Les rock stars d’aujourd’hui, pour certains, ce sont les milliardaires du web (cf les films Iron Man où Tony Stark ressemble à un super Steve Jobs). Les choses changent mais le schéma reste le même : si Microsoft c’est le Rat Pack, que plus personne ne trouve cool à part les croulants, tu en déduis qu’Apple c’est Chuck Berry ou Bob Dylan et Google devient les Rolling Stones. Firefox c’est Pink Floyd, peut-être. Facebook serait David Bowie, aussi admiré que détesté. Selon ce mode de pensée, pour certains blogueurs tous ces types sont devenus des monstres à abattre, et il faut aider les jeunes punks (Twitter ? Diasporah ?) à le faire.

Ca peut paraitre horriblement déprimant d’observer cette ferveur, cet investissement émotionnel de jeunes dans ce qui reste avant tout des entreprises capitalistes vouées à leur soutirer le maximum d’argent. C’est parce que ça l’est. Mais c’est aussi tout à fait adapté : le rockisme n’est jamais qu’une version de l’idéal capitaliste et darwinien.

C’est toujours mieux que l’idéal fachiste, me direz vous, mais le rockisme a ses limites. Qu’est-ce qu’on fait des Rolling Stones quand ils ont 70 ans ? Qu’est-ce qu’on fait quand on est devenu soi même l’establishment ? On se laisse bouffer ou bien on abandonne ses principes ? Pour ne pas avoir à répondre à ces questions, beaucoup des groupies de Steve Jobs et des Stones parviennent à se persuader contre toute évidence que l’establishment, ce n’est pas eux.

Steve Jobs mozzarella head

Et puis qu’est-ce qu’on fait de ces musiques qui n’ont jamais intégré les valeurs du rockisme, à commencer par toute la musique noire américaine ? Si tu pense comme un marteau, tous les problèmes finissent par ressembler à des clous, et si tu pense comme un rockiste, ils ressemblent à un establishment.

On est en 2010 et toutes les utopies ne sont pas mortes : certains croient encore qu’il y a des rocks stars du business, des rock stars de Twitter, des rock stars du jeu vidéo, des rock stars de la télévision, des rock stars du LOL et des rock stars du whuffie.

Il doit bien y avoir une façon plus efficace de considérer tout ça. Il va falloir se raconter une nouvelle histoire pour le XXIème siècle, qui prend en compte le fait que les rock stars sont souvent là pour nous entuber, que les undergrounds ne valent pas toujours mieux que les establishment, que le tiers monde n’en n’a rien à foutre et qu’il va faire plus que nous ringardiser et que face au réchauffement de la planète il y a mieux à faire que d’investir dans les tongs.

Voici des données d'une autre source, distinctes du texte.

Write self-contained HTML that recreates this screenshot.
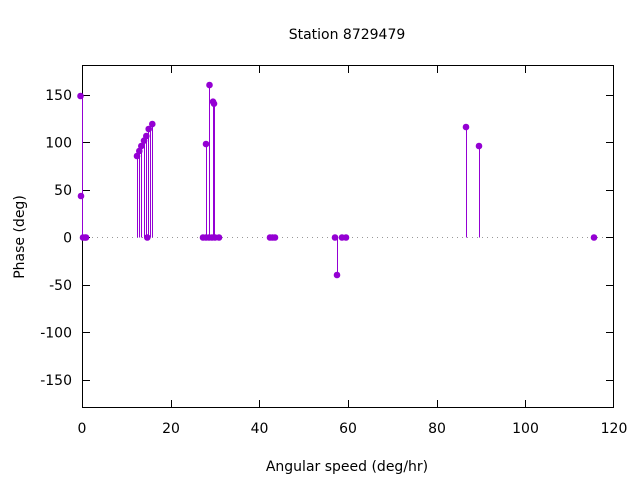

Enfin bon, pour répondre à la question du titre : Apple fait du prog-rock, et vous avez l’air d’un gros beauf avec votre iPhone.

2 commentaires leave one →
  1. septembre 3, 2010 10:59

    M’en foût, je me suis pris un Google Nexus One… à la Joy Division, quoi…

    • 2goldfish permalink
      septembre 3, 2010 11:00

      Yep, moi aussi. Mais je l’imaginais plus comme un Devo, en fait.